PROBLEM REQUIREMENTS: Write out exactly the lines of the entries below from the one holding "What Plotly code" to the one holding "in range(2, 38)]", inclusive, and leave out all other lines.

DATASET ENTRIES:
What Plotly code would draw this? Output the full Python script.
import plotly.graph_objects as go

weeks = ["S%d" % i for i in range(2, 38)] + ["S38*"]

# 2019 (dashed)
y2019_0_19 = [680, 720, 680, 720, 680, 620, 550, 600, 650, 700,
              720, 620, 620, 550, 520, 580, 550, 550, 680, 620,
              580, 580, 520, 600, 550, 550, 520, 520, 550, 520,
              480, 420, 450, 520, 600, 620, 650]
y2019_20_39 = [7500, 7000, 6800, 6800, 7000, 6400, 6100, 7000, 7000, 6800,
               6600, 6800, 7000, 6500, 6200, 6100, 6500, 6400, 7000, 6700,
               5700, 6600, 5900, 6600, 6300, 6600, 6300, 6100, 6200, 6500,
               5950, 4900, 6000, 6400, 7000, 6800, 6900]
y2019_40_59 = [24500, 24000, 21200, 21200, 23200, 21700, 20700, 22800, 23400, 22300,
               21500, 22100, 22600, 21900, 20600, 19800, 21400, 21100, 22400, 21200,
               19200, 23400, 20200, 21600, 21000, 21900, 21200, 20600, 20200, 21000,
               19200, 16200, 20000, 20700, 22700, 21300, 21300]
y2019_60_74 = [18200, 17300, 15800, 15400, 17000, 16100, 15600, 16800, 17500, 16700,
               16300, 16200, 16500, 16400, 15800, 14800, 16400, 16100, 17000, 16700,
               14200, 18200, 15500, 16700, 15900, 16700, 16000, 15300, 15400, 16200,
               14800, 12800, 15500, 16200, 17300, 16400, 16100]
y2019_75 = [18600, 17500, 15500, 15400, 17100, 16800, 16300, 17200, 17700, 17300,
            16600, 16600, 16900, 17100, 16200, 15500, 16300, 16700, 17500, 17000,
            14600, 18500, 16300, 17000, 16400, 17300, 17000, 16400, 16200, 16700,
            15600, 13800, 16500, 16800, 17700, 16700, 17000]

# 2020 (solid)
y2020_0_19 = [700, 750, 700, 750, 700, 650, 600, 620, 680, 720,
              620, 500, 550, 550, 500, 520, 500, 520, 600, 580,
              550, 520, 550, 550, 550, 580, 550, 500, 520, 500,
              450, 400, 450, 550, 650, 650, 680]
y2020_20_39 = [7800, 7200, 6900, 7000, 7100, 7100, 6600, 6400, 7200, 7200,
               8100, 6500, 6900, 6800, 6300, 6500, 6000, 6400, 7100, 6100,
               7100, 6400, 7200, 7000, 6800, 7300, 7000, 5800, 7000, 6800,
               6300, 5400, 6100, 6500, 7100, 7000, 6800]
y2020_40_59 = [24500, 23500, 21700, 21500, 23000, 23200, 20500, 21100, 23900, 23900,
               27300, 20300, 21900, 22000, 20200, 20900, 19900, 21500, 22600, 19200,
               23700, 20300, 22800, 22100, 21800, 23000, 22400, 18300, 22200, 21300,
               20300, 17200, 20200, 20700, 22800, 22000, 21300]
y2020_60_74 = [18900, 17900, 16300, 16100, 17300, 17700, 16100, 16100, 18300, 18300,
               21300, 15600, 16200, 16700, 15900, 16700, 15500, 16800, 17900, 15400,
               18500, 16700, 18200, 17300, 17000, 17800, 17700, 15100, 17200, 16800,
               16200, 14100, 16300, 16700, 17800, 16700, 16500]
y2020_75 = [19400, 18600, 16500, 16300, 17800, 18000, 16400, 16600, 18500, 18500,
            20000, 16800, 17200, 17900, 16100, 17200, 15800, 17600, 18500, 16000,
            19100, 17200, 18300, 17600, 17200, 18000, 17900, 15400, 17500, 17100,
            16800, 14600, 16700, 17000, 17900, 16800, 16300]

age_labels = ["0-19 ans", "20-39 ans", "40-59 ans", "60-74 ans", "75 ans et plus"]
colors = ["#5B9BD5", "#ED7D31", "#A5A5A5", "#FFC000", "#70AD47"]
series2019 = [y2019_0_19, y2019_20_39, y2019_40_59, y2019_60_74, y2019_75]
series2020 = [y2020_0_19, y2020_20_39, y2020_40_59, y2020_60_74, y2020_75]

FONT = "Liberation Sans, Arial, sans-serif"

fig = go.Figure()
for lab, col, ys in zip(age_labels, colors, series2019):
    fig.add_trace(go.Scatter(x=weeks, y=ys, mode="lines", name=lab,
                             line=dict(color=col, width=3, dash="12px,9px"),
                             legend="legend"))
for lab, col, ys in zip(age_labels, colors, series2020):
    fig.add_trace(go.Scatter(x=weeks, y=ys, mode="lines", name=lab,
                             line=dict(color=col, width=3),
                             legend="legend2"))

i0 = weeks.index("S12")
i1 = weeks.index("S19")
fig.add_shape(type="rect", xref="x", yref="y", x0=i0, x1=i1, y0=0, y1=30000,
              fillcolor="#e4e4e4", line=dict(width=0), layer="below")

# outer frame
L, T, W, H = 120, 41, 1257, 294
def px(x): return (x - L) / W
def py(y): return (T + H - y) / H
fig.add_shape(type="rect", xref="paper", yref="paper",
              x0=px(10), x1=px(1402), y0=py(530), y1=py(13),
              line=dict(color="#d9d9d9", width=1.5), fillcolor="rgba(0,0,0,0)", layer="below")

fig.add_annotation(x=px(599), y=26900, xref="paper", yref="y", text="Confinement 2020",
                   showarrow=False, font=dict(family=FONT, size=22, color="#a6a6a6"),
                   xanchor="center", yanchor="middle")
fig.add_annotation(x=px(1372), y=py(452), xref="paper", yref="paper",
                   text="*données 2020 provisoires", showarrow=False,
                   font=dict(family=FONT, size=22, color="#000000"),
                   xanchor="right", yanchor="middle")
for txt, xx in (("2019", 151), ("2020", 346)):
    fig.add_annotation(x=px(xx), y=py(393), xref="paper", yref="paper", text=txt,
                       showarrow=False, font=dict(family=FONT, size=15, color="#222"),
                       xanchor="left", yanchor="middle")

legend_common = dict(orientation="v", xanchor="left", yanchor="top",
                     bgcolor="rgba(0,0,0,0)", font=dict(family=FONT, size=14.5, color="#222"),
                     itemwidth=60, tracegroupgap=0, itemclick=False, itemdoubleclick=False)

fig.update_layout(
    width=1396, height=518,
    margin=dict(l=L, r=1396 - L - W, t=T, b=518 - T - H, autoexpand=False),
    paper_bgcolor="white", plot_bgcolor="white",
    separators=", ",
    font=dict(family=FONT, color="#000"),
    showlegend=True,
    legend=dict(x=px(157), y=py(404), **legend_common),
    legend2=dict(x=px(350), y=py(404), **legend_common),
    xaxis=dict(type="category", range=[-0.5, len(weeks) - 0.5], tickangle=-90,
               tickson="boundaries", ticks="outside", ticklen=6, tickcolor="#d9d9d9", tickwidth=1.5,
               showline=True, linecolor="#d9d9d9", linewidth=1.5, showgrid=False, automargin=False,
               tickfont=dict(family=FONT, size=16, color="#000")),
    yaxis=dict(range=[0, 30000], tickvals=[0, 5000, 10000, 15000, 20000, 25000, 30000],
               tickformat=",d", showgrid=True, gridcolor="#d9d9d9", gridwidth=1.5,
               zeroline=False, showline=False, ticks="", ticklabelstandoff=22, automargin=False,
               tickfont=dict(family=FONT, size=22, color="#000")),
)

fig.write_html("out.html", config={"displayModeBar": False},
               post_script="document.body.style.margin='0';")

* * *

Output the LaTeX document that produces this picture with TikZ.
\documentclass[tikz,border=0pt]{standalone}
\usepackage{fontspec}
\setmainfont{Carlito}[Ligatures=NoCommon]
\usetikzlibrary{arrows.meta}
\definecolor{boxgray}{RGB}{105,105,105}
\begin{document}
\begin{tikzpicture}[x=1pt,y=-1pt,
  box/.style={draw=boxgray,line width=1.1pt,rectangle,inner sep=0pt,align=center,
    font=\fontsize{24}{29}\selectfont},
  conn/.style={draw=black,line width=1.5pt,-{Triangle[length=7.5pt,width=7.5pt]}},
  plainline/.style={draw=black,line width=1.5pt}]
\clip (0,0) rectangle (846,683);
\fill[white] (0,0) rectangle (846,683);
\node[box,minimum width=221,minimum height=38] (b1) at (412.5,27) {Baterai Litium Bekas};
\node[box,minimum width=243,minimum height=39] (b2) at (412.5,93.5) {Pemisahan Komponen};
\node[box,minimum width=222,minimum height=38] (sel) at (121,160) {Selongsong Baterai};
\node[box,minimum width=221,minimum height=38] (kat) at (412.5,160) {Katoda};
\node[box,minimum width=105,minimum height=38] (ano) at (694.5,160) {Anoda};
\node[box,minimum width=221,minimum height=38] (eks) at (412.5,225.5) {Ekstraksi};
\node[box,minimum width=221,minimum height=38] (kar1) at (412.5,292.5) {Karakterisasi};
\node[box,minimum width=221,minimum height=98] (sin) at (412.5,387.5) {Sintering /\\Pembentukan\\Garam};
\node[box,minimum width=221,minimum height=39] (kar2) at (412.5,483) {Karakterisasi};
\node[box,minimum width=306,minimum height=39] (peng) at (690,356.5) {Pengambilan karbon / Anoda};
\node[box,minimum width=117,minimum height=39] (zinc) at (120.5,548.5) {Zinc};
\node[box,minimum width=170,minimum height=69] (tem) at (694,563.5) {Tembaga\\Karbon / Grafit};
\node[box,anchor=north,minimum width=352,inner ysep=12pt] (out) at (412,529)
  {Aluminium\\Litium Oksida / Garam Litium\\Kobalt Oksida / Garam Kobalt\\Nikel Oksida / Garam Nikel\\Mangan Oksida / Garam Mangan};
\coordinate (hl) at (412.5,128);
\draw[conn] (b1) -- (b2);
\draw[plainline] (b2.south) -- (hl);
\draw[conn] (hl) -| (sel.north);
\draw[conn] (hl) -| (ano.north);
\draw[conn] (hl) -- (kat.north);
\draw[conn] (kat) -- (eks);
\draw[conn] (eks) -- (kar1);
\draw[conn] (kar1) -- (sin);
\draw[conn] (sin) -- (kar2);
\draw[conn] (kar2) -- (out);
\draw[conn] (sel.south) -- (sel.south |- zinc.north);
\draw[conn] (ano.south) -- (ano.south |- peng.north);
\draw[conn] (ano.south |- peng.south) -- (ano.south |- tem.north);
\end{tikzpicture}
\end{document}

OUTPUT OF THE EXERCISE:
What Plotly code would draw this? Output the full Python script.
import plotly.graph_objects as go

weeks = ["S%d" % i for i in range(2, 38)] + ["S38*"]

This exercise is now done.